* START *

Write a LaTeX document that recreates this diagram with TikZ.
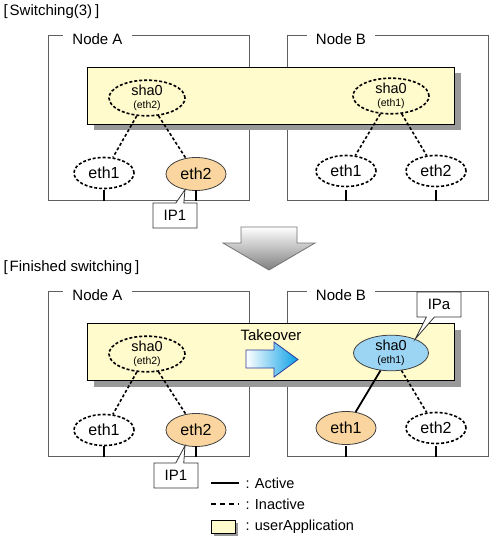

* END *
* START *

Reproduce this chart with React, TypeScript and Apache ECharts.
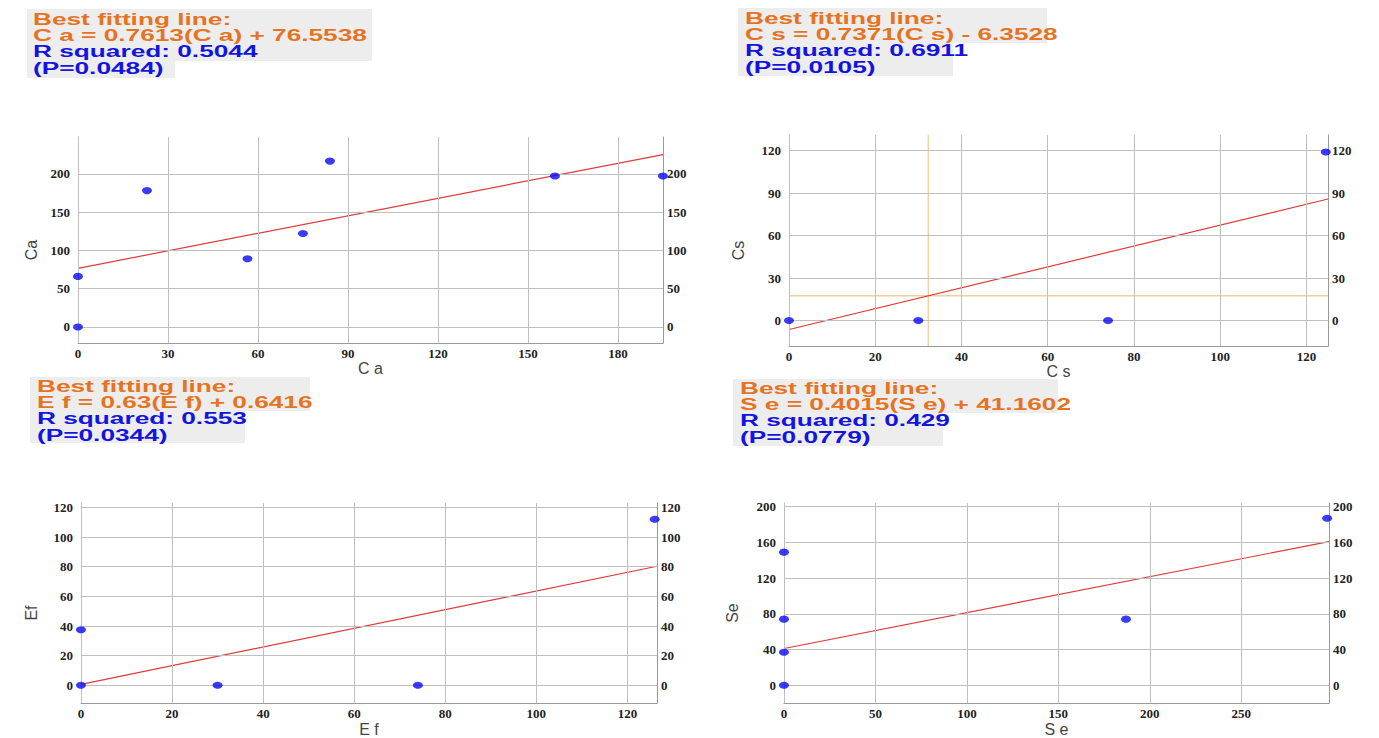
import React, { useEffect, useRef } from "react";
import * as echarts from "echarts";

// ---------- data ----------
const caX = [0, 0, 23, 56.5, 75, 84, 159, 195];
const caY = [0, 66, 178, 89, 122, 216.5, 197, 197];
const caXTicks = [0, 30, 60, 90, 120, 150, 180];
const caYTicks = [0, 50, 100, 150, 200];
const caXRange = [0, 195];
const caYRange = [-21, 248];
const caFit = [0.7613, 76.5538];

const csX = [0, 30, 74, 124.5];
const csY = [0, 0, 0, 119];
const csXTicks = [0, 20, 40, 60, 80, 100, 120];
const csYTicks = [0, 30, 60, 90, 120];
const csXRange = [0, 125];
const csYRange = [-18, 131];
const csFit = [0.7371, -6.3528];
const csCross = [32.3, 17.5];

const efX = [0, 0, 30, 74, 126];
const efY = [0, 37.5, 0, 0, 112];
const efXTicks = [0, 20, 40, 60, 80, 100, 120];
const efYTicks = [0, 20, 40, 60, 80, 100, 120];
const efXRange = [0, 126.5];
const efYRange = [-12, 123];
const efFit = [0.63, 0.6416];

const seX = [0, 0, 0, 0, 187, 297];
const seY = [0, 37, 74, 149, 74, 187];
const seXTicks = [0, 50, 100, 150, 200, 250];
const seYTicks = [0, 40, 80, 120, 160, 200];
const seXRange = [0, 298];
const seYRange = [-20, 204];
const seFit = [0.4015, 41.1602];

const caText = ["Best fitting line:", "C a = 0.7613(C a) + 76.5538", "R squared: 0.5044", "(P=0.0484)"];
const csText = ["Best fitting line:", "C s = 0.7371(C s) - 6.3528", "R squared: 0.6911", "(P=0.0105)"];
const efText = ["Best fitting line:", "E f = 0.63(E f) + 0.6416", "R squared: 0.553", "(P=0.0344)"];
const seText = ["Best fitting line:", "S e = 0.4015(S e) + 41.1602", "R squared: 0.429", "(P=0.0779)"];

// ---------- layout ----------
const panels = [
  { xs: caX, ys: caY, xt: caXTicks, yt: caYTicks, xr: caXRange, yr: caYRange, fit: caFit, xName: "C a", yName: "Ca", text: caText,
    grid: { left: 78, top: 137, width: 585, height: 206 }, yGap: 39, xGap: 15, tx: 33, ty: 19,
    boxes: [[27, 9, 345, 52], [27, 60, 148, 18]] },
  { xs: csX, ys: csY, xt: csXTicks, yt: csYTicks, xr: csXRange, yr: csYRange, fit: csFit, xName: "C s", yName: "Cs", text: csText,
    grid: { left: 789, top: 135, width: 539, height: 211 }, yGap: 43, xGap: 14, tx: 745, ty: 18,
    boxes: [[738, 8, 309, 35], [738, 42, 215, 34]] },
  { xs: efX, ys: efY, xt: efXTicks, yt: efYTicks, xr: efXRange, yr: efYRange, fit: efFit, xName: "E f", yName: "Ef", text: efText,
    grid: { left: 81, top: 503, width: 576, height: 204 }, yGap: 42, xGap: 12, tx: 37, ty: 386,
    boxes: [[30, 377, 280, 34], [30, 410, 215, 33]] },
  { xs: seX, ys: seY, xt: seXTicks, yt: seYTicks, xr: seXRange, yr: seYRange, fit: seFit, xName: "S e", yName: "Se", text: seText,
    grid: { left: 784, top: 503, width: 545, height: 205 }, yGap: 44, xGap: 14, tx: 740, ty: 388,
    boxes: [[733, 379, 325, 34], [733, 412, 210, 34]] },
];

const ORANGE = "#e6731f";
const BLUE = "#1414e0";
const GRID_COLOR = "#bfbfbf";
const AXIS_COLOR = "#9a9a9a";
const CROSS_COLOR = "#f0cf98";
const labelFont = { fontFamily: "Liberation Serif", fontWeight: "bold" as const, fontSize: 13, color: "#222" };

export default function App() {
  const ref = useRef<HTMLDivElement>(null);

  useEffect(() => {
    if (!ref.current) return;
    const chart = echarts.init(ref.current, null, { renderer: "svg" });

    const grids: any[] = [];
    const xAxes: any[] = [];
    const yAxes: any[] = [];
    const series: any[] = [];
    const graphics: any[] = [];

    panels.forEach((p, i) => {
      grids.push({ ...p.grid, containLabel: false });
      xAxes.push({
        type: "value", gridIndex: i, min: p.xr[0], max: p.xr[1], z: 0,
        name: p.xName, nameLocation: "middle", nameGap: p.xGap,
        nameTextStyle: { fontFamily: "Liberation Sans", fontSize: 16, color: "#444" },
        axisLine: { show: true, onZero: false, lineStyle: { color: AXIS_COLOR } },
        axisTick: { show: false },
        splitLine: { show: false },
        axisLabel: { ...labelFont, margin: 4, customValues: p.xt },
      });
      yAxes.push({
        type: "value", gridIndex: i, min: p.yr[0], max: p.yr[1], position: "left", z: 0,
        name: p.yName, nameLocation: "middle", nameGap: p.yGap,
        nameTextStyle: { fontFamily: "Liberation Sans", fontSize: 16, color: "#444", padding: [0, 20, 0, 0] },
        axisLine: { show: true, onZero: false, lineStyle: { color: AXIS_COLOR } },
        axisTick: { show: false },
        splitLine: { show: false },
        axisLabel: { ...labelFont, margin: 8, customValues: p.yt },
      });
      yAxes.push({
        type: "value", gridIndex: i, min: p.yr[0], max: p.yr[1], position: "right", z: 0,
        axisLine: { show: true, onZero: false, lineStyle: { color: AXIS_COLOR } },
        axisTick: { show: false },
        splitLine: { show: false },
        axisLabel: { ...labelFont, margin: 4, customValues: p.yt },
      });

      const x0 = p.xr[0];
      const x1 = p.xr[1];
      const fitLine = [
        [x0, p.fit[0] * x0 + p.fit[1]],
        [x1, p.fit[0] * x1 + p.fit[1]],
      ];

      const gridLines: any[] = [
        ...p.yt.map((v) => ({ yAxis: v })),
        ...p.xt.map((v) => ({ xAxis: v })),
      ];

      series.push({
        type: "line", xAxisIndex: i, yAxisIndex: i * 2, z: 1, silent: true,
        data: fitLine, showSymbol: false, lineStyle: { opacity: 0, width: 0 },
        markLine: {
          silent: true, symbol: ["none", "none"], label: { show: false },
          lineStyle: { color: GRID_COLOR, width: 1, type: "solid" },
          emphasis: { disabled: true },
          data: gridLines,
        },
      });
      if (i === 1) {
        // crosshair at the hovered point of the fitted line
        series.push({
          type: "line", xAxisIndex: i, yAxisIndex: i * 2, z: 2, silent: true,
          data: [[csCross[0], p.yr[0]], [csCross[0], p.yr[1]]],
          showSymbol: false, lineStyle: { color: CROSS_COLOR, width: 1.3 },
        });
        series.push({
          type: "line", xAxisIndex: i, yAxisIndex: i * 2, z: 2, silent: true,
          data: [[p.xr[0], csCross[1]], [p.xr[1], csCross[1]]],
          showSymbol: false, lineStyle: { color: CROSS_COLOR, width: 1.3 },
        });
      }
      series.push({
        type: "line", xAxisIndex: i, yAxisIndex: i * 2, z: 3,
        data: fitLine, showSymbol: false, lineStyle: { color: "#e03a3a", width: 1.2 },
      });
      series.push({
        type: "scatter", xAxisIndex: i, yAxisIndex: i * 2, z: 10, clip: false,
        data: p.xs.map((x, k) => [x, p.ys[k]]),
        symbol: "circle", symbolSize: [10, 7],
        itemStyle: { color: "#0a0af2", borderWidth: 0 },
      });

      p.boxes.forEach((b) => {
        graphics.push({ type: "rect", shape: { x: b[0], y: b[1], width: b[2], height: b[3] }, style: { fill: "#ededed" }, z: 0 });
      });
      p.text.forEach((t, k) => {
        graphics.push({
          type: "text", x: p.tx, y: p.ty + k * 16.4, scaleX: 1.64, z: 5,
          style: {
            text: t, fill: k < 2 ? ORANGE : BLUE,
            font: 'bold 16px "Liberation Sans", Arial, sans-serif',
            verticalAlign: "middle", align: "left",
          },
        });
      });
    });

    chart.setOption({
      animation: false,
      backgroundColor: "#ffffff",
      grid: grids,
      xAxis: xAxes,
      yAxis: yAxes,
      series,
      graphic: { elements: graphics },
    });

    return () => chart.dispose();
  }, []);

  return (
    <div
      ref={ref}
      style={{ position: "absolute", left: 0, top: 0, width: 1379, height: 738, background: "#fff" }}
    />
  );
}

* END *

TASK DESCRIPTION — The copy should hold exactly the lines from the line with "Reproduce this chart" to the line with "const caFit = [0.7613, 76.5538];", both ends in, set down without any pictures and with nothing added.

FINISHED TASK —
Reproduce this chart with React, TypeScript and Apache ECharts.
import React, { useEffect, useRef } from "react";
import * as echarts from "echarts";

// ---------- data ----------
const caX = [0, 0, 23, 56.5, 75, 84, 159, 195];
const caY = [0, 66, 178, 89, 122, 216.5, 197, 197];
const caXTicks = [0, 30, 60, 90, 120, 150, 180];
const caYTicks = [0, 50, 100, 150, 200];
const caXRange = [0, 195];
const caYRange = [-21, 248];
const caFit = [0.7613, 76.5538];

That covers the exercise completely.